La sorellanza è nell’aria

 di Natalie Angier

da «The Spirit of Sisterhood Is in the Air and on the Air» per «New York Times» del 23 aprile; traduzione di Maria G. Di Rienzo

I ricercatori hanno di recente raccolto abbondante evidenza del fatto che l’amicizia fra femmine è uno degli attrezzi narrativi preferiti dalla natura. Per animali diversi come gli elefanti africani, i topini da fattoria, le scimmie blu del Kenya e i cavalli selvaggi della Nuova Zelanda, relazioni durevoli e mutualmente benefiche tra femmine sono l’unità base della vita sociale, la forza che non solo lega insieme i singoli nei gruppi esistenti, ma spiega anche come mai molti antenati degli animali odierni decisero di fare branco.

La ricerca ha mostrato che i babbuini femmine con forti legami di sorellanza hanno un livello di stress ormonale più basso, vivono significativamente più a lungo e crescono un maggior numero di cuccioli sino a condurli all’indipendenza rispetto alle loro pari meno socializzate. Allo stesso modo, cavalle selvatiche con amiche “litigano” meno con gli stalloni e i loro puledri sopravvivono più facilmente. Le topine che si scelgono un’amica di nido avranno più cuccioli di quelle costrette a dividere lo spazio con un topino o una topina che a loro non piace. E le elefantesse si mantengono in contatto con le amiche attraverso vocalizzazioni di tono basso dette anche “brontolii”. «E’ come un cellulare per elefanti» spiega lo scienziato Joseph Soltis: «Praticamente si mandano degli sms: Io sono quaggiù, tu dove sei?».

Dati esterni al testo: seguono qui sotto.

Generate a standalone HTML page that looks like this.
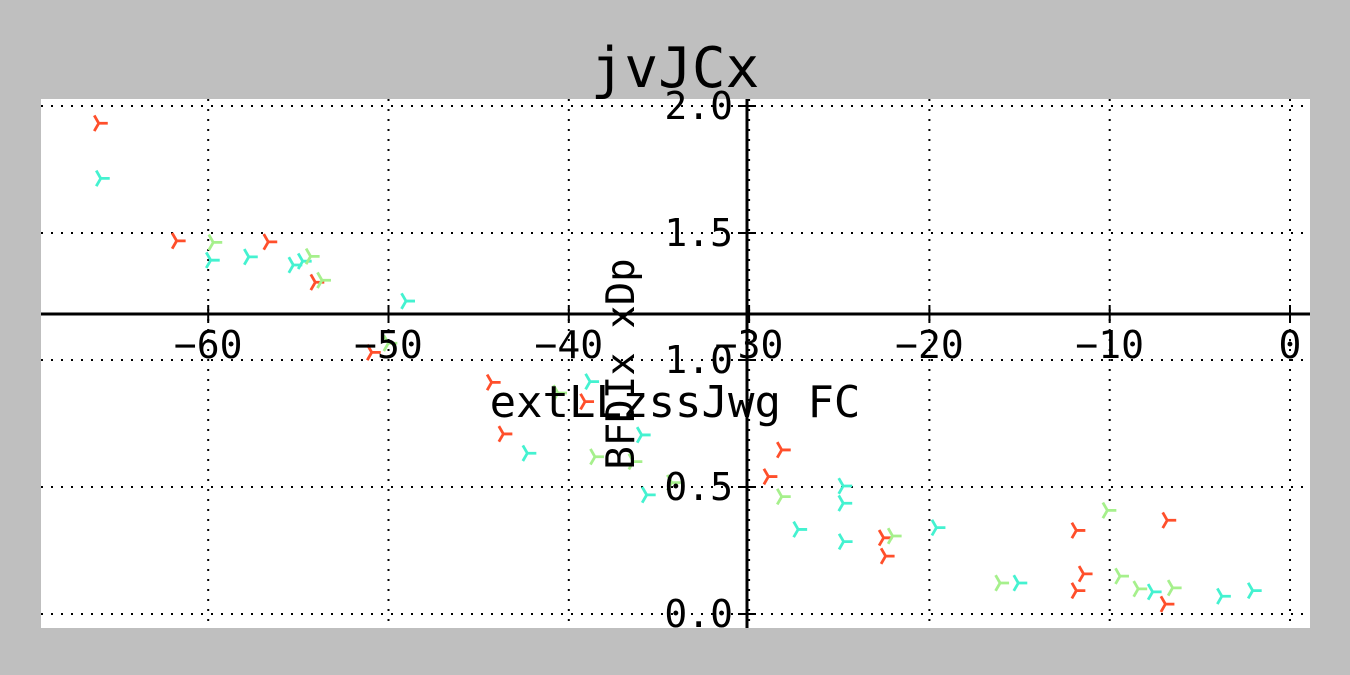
<!DOCTYPE html>
<html><head><meta charset="utf-8"><style>
body{margin:0;background:#bfbfbf;}
svg{display:block;}
text{font-family:"DejaVu Sans Mono","Liberation Mono",monospace;fill:#000;}
</style></head><body>
<svg id="chart" width="1350" height="675" xmlns="http://www.w3.org/2000/svg">
<rect x="0" y="0" width="1350" height="675" fill="#bfbfbf"/>
<rect x="41" y="99" width="1269" height="529" fill="#ffffff"/>
<g id="grid"></g>
<g id="marks"></g>
<g id="axes"></g>
<text x="675" y="87" font-size="56" text-anchor="middle">jvJCx</text>
<text x="675" y="417" font-size="44" text-anchor="middle">extLLzssJwg FC</text>
<text x="0" y="0" font-size="39" text-anchor="middle" transform="translate(634,364) rotate(-90)">BFDIx xDp</text>
</svg>
<script>
const xTicks=[-60,-50,-40,-30,-20,-10,0];
const yTicks=[0.0,0.5,1.0,1.5,2.0];
const yTickLabels=["0.0","0.5","1.0","1.5","2.0"];
const redX=[-66.07,-61.75,-56.67,-54.06,-50.93,-44.28,-39.10,-43.63,-28.19,-28.93,-22.54,-22.43,-11.85,-11.45,-11.85,-6.81,-6.91];
const redY=[1.932,1.469,1.465,1.306,1.030,0.912,0.836,0.709,0.646,0.541,0.300,0.228,0.329,0.158,0.092,0.369,0.039];
const cyanX=[-65.96,-59.86,-57.75,-55.28,-54.76,-49.03,-38.82,-42.30,-35.96,-35.68,-24.78,-24.78,-27.28,-24.76,-19.61,-15.07,-7.62,-3.78,-2.07];
const cyanY=[1.715,1.393,1.406,1.374,1.389,1.232,0.915,0.633,0.705,0.469,0.504,0.436,0.333,0.285,0.340,0.122,0.087,0.070,0.092];
const greenX=[-59.72,-54.32,-53.69,-50.01,-40.60,-38.55,-36.42,-34.29,-28.19,-22.04,-16.08,-10.13,-9.43,-8.42,-6.51];
const greenY=[1.463,1.408,1.314,1.066,0.870,0.619,0.600,0.517,0.462,0.307,0.122,0.408,0.149,0.099,0.103];

const NS="http://www.w3.org/2000/svg";
const PL=41,PR=1310,PT=99,PB=628;
const X0=1290,XS=18.03,Y0=614,YS=254;
function sx(v){return X0+v*XS;}
function sy(v){return Y0-v*YS;}
function mk(tag,attrs,parent){const e=document.createElementNS(NS,tag);for(const k in attrs)e.setAttribute(k,attrs[k]);parent.appendChild(e);return e;}
const grid=document.getElementById('grid'),marks=document.getElementById('marks'),axes=document.getElementById('axes');
xTicks.forEach(t=>{
  const g=mk('line',{x1:sx(t),x2:sx(t),y1:PT,y2:PB,stroke:'#000','stroke-width':2,'stroke-dasharray':'2,8'},grid);
  
  
});
yTicks.forEach(t=>{
  const g=mk('line',{x1:PL,x2:PR,y1:sy(t),y2:sy(t),stroke:'#000','stroke-width':2,'stroke-dasharray':'2,8'},grid);
  
  
});
function drawSeries(xs,ys,color,name){
  const r=9;
  xs.forEach((x,i)=>{
    const cx=sx(x),cy=sy(ys[i]);
    const p=mk('path',{d:`M${cx},${cy}L${cx+r},${cy}M${cx},${cy}L${cx-r/2},${cy-r*0.866}M${cx},${cy}L${cx-r/2},${cy+r*0.866}`,stroke:color,'stroke-width':2.8,fill:'none'},marks);
    
    
  });
}
drawSeries(redX,redY,'#ff4f2b','red-series');
drawSeries(cyanX,cyanY,'#44f2d0','cyan-series');
drawSeries(greenX,greenY,'#a6f08c','green-series');
const axY=314, axX=747;
let s=mk('line',{x1:PL,x2:PR,y1:axY,y2:axY,stroke:'#000','stroke-width':3},axes);


s=mk('line',{x1:axX,x2:axX,y1:PT,y2:PB,stroke:'#000','stroke-width':3},axes);


xTicks.forEach(t=>{
  const tk=mk('line',{x1:sx(t),x2:sx(t),y1:axY-9,y2:axY+9,stroke:'#000','stroke-width':2},axes);
  
  
  const tx=mk('text',{x:sx(t),y:axY+44,'font-size':38,'text-anchor':'middle'},axes);
  tx.textContent=(t<0?'\u2212'+(-t):String(t));
  
  
});
yTicks.forEach((t,i)=>{
  const tk=mk('line',{x1:axX-9,x2:axX+9,y1:sy(t),y2:sy(t),stroke:'#000','stroke-width':2},axes);
  
  
  const tx=mk('text',{x:axX-14,y:sy(t)+13,'font-size':38,'text-anchor':'end'},axes);
  tx.textContent=yTickLabels[i];
  
  
});
</script>
</body></html>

E’ importante avere un’amica del cuore, la compagna ideale? «Avere tre amicizie solide sembra importante per le scimmie» dice la primatologa Joan B. Silk dell’Università di California, Los Angeles: «Con un trio su cui far affidamento si crea quella relazione forte e stabile che aiuta le femmine a maneggiare bene ogni tipo di stress». Alcuni segni d’amicizia tra femmine sono facili da individuare: le leonesse allattano i figli delle amiche; le iene si festeggiano l’un l’altra attraverso elaborati cerimoniali che esprimono fiducia reciproca, fra cui l’esposizione dei genitali al fiuto delle altre; le elefantesse si toccano le proboscidi, condividono il cibo e fanno da sentinelle a turno, giornalmente, per la salvaguardia del gruppo. Il dottor Soltis cita il caso di un’elefantessa che ha salvato il figlioletto vagabondo della sua migliore amica dalla pozza d’acqua profonda in cui era caduto, sollevando il cucciolo, in preda al panico, con la sua proboscide. Poi si è prodotta nei “brontolii” necessari a chiamare la madre: «Ehi, Ortensia, dove sei? Ho ripescato Dumbo. Porta un asciugamano».

Come riportano Robert M. Seyfarth dell’Università di Pennsylvania e la sua collega Dorothy L. Cheney nell’Annual Review of Psychology sulle origini evolutive dell’amicizia, la vita per un babbuino può essere estremamente difficile, in special modo per una femmina. I maschi sono più grossi e fastidiosi. Quelli che conosci possono morderti via un pezzo d’orecchio per fare i boss. Quelli che non conosci possono ucciderti i neonati. I leopardi sono sempre in agguato. Il cibo è scarso. «Devi avere qualcuno su cui contare» chiarisce il dottor Seyfarth: «Un’amica ti dà un elemento di prevedibilità e di sicurezza, e tu puoi usarlo come cuscinetto per arginare tutte le cose su cui non hai controllo. C’è una componente biochimica, in questo».

Un’amica ti calma e ti riporta in equilibrio, prosciuga i picchi di cortisolo che possono indebolire il tuo sistema immunitario e nel far ciò ti allunga la vita: e questo è vero per i babbuini come per gli esseri umani. «Sì, prendere un caffé con le amiche o gli amici è buona cosa» dice il dottor Silk: «E tutti, maschi e femmine, dovremmo farlo spesso».

Sei splendida. Prendi un biscotto. E adesso dimmi a cosa pensi.

Nota della traduttrice: Mi chiedo perché mai i nostrani giornali strombettino a titoloni “ricerche” fasulle come quella del “punto g” – c’è sicuramente; non tutte ce l’hanno; è una ricerca che viene dagli Stati Uniti; no viene dalla Spagna; passami un compasso sterilizzato che tento di misurarmi – o le abominevoli ancor più fasulle “scoperte” in tema di maschi alfa-femmine beta-omosessuali gamma, e non abbiano minimamente notato l’articolo del «New York Times». Scherzo, in realtà lo so. E lo sapete anche voi lettrici e lettori.